Peyton no entendía por qué Artie no se rendía de una vez por todas y se marchaba también. Incluso el paso moderado que llevaban Peyton y Molly parecía superarlo, y habían tenido que detenerse repetidamente para que Artie recobrara el aliento y bebiera agua a tragos de la cantimplora que llevaba en la mochila. Peyton tardó un rato en comprender que Artie, ni aunque le fuera la vida en ello, no iba a darle la satisfacción de verlo desistir mientras él seguía adelante. Con eso en la cabeza, Peyton se regodeó en forzar la marcha a lo largo de un trecho, hasta que se dio cuenta de que su innecesaria crueldad anulaba el efecto de sus esfuerzos previos en el campo de la oración y el arrepentimiento, dejando de lado alguna que otra mirada a las jóvenes.
Se aproximaban a la cerca entre esa finca y la siguiente, un campo en barbecho invadido por la mala hierba, con un pequeño embalse en el centro al abrigo de árboles y juncos.
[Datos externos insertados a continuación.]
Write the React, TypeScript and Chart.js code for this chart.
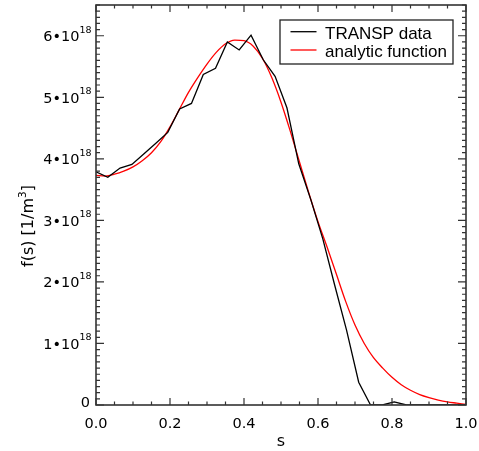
import { useEffect, useRef } from "react";
import { Chart, registerables } from "chart.js";

Chart.register(...registerables);

// TRANSP data (s, f(s) in units of 1e18 1/m^3)
const S_TRANSP = [
  0, 0.032, 0.065, 0.097, 0.129, 0.161, 0.194, 0.226, 0.258, 0.29, 0.323,
  0.355, 0.387, 0.419, 0.452, 0.484, 0.516, 0.548, 0.581, 0.613, 0.645,
  0.677, 0.71, 0.742, 0.774, 0.806, 0.839, 0.871, 0.903, 0.935, 0.968, 1.0,
];
const F_TRANSP = [
  3.79, 3.7, 3.85, 3.91, 4.08, 4.25, 4.43, 4.81, 4.9, 5.37, 5.47,
  5.9, 5.77, 6.01, 5.61, 5.34, 4.83, 3.92, 3.33, 2.7, 1.95,
  1.22, 0.37, 0, 0, 0.05, 0, 0, 0, 0, 0, 0,
];

// analytic function
const S_FIT = [
  0, 0.025, 0.05, 0.075, 0.1, 0.125, 0.15, 0.175, 0.2, 0.225, 0.25, 0.275,
  0.3, 0.325, 0.35, 0.375, 0.4, 0.425, 0.45, 0.475, 0.5, 0.525, 0.55, 0.575,
  0.6, 0.625, 0.65, 0.675, 0.7, 0.725, 0.75, 0.775, 0.8, 0.825, 0.85, 0.875,
  0.9, 0.925, 0.95, 0.975, 1.0,
];
const F_FIT = [
  3.73, 3.72, 3.75, 3.8, 3.87, 3.97, 4.1, 4.28, 4.52, 4.8, 5.08, 5.32,
  5.54, 5.73, 5.87, 5.93, 5.92, 5.83, 5.63, 5.32, 4.92, 4.45, 3.95, 3.45,
  2.98, 2.56, 2.12, 1.68, 1.3, 1.0, 0.77, 0.6, 0.45, 0.33, 0.24, 0.17,
  0.12, 0.08, 0.05, 0.03, 0.01,
];

const X_TICKS = [0, 0.2, 0.4, 0.6, 0.8, 1.0];
const Y_TICKS = [0, 1, 2, 3, 4, 5, 6];
const Y_EXPONENT = "18";
const LEGEND_LABELS = ["TRANSP data", "analytic function"];
const X_TITLE = "s";
const Y_TITLE_MAIN = "f(s) [1/m";
const Y_TITLE_SUP = "3";
const Y_TITLE_END = "]";

const TICK_FONT = "DejaVu Sans";
const LEGEND_FONT = "Liberation Sans";

const decorPlugin = {
  id: "decor",
  afterDraw(chart: any) {
    const { ctx, chartArea: a, scales } = chart;
    const xs = scales.x;
    const ys = scales.y;
    ctx.save();

    // frame
    ctx.strokeStyle = "#333";
    ctx.lineWidth = 1.6;
    ctx.strokeRect(a.left, a.top, a.right - a.left, a.bottom - a.top);

    // ticks (inward, on all four sides)
    ctx.lineWidth = 1.2;
    ctx.beginPath();
    for (let k = 0; k <= 20; k++) {
      const px = xs.getPixelForValue(k * 0.05);
      const len = k % 4 === 0 ? 7 : 3.5;
      ctx.moveTo(px, a.bottom);
      ctx.lineTo(px, a.bottom - len);
      ctx.moveTo(px, a.top);
      ctx.lineTo(px, a.top + len);
    }
    for (let k = 0; k <= 65; k++) {
      const py = ys.getPixelForValue(k * 0.1);
      const len = k % 10 === 0 ? 8 : 4;
      ctx.moveTo(a.left, py);
      ctx.lineTo(a.left + len, py);
      ctx.moveTo(a.right, py);
      ctx.lineTo(a.right - len, py);
    }
    ctx.stroke();

    // y tick labels with superscript exponent
    ctx.fillStyle = "#000";
    ctx.textAlign = "right";
    ctx.textBaseline = "alphabetic";
    const rightX = a.left - 4.5;
    for (const m of Y_TICKS) {
      const py = ys.getPixelForValue(m);
      if (m === 0) {
        ctx.font = `14.5px '${TICK_FONT}'`;
        ctx.fillText("0", rightX - 1.5, py + 1.8);
        continue;
      }
      ctx.font = `9.5px '${TICK_FONT}'`;
      const supW = ctx.measureText(Y_EXPONENT).width;
      ctx.fillText(Y_EXPONENT, rightX, py - 3.1);
      ctx.font = `14.5px '${TICK_FONT}'`;
      ctx.fillText(`${m}\u202210`, rightX - supW, py + 5.3);
    }

    // y title (rotated)
    ctx.save();
    ctx.translate(33, 226);
    ctx.rotate(-Math.PI / 2);
    ctx.textAlign = "left";
    ctx.font = `16px '${TICK_FONT}'`;
    const w1 = ctx.measureText(Y_TITLE_MAIN).width;
    const w3 = ctx.measureText(Y_TITLE_END).width;
    ctx.font = `10.5px '${TICK_FONT}'`;
    const w2 = ctx.measureText(Y_TITLE_SUP).width;
    let x0 = -(w1 + w2 + w3) / 2;
    ctx.font = `16px '${TICK_FONT}'`;
    ctx.fillText(Y_TITLE_MAIN, x0, 0);
    ctx.font = `10.5px '${TICK_FONT}'`;
    ctx.fillText(Y_TITLE_SUP, x0 + w1, -7);
    ctx.font = `16px '${TICK_FONT}'`;
    ctx.fillText(Y_TITLE_END, x0 + w1 + w2, 0);
    ctx.restore();

    // legend
    const bx = 280, by = 20, bw = 173, bh = 44;
    ctx.fillStyle = "#fff";
    ctx.fillRect(bx, by, bw, bh);
    ctx.strokeStyle = "#222";
    ctx.lineWidth = 1.3;
    ctx.strokeRect(bx, by, bw, bh);
    const colors = chart.data.datasets.map((d: any) => d.borderColor);
    const rowY = [31.7, 50];
    ctx.font = `17px '${LEGEND_FONT}'`;
    ctx.textAlign = "left";
    ctx.fillStyle = "#000";
    LEGEND_LABELS.forEach((label, i) => {
      ctx.strokeStyle = colors[i];
      ctx.lineWidth = 1.3;
      ctx.beginPath();
      ctx.moveTo(290.5, rowY[i]);
      ctx.lineTo(316.5, rowY[i]);
      ctx.stroke();
      ctx.fillText(label, 325, rowY[i] + 7);
    });

    ctx.restore();
  },
};

export default function App() {
  const ref = useRef<HTMLCanvasElement | null>(null);

  useEffect(() => {
    if (!ref.current) return;
    const chart = new Chart(ref.current, {
      type: "line",
      data: {
        datasets: [
          {
            label: LEGEND_LABELS[0],
            data: S_TRANSP.map((s, i) => ({ x: s, y: F_TRANSP[i] })),
            borderColor: "#000000",
            borderWidth: 1.3,
            pointRadius: 0,
            tension: 0,
            fill: false,
          },
          {
            label: LEGEND_LABELS[1],
            data: S_FIT.map((s, i) => ({ x: s, y: F_FIT[i] })),
            borderColor: "#ff0000",
            borderWidth: 1.3,
            pointRadius: 0,
            cubicInterpolationMode: "monotone",
            fill: false,
          },
        ],
      },
      options: {
        animation: false,
        responsive: true,
        maintainAspectRatio: false,
        layout: { padding: { top: 5, right: 13, left: 0, bottom: 0 } },
        plugins: {
          legend: { display: false },
          tooltip: { enabled: false },
        },
        scales: {
          x: {
            type: "linear",
            min: 0,
            max: 1,
            grid: { display: false, drawTicks: false },
            border: { display: false },
            afterBuildTicks: (s: any) => {
              s.ticks = X_TICKS.map((v) => ({ value: v }));
            },
            ticks: {
              callback: (v: any) => Number(v).toFixed(1),
              font: { family: TICK_FONT, size: 14.5 },
              color: "#000",
              padding: 11,
              maxRotation: 0,
              autoSkip: false,
            },
            title: {
              display: true,
              text: X_TITLE,
              font: { family: TICK_FONT, size: 16, lineHeight: 1.1 },
              color: "#000",
              padding: { top: 0, bottom: 0 },
            },
            afterFit: (s: any) => {
              s.height = 46;
              s.paddingLeft = 0;
              s.paddingRight = 0;
              s.paddingTop = 0;
              s.paddingBottom = 0;
            },
          },
          y: {
            type: "linear",
            min: 0,
            max: 6.5,
            grid: { display: false, drawTicks: false },
            border: { display: false },
            ticks: { display: false },
            afterFit: (s: any) => {
              s.width = 96;
              s.paddingLeft = 0;
              s.paddingRight = 0;
              s.paddingTop = 0;
              s.paddingBottom = 0;
            },
          },
        },
      },
      plugins: [decorPlugin],
    });
    return () => chart.destroy();
  }, []);

  return (
    <div style={{ position: "absolute", left: 0, top: 0, width: 479, height: 451 }}>
      <canvas ref={ref} />
    </div>
  );
}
A Peyton le quedaba poca agua, y Molly tenía sed. Supuso que podía dejarla beber en el embalse y luego dar el día por concluido. Imaginaba que Artie no pondría ninguna pega, siempre y cuando la propuesta de poner fin a la búsqueda partiese de Peyton, no de él.
– Entremos a echar un vistazo en ese campo -sugirió Peyton-. En cualquier caso, tengo que dar de beber a la perra. Después podemos atajar hasta la carretera y volver tranquilamente hasta los coches. ¿Te parece bien?
Artie asintió. Llegó a la cerca, apoyó las manos en ella e intentó encaramarse para saltarla. Tenía ya un pie en el aire, pero el otro se resistió a seguirlo. Sencillamente no le quedaban fuerzas para continuar. Viéndolo así, Peyton pensó que el pobre hombre deseaba tumbarse allí mismo y morir, pero no lo hizo. Su persistencia era en cierto
modo admirable, aunque tuviese menos que ver con su preocupación por Bobby Faraday que con su enfado con Peyton Carmichael. A la postre, sin embargo, no le quedó más remedio que admitir la derrota, y volvió a dejarse caer en el mismo lado de la cerca.
– Maldita sea -exclamó.
– Espera -dijo Peyton-. Te ayudaré a pasar.
– Puedo hacerlo yo solo -replicó Artie-. Pero déjame recuperar el aliento.
– Vamos, ni tú ni yo somos ya lo que éramos. Te ayudaré a saltar, y luego tú me echas una mano desde el otro lado. Es absurdo que nos matemos los dos sólo para demostrarnos algo.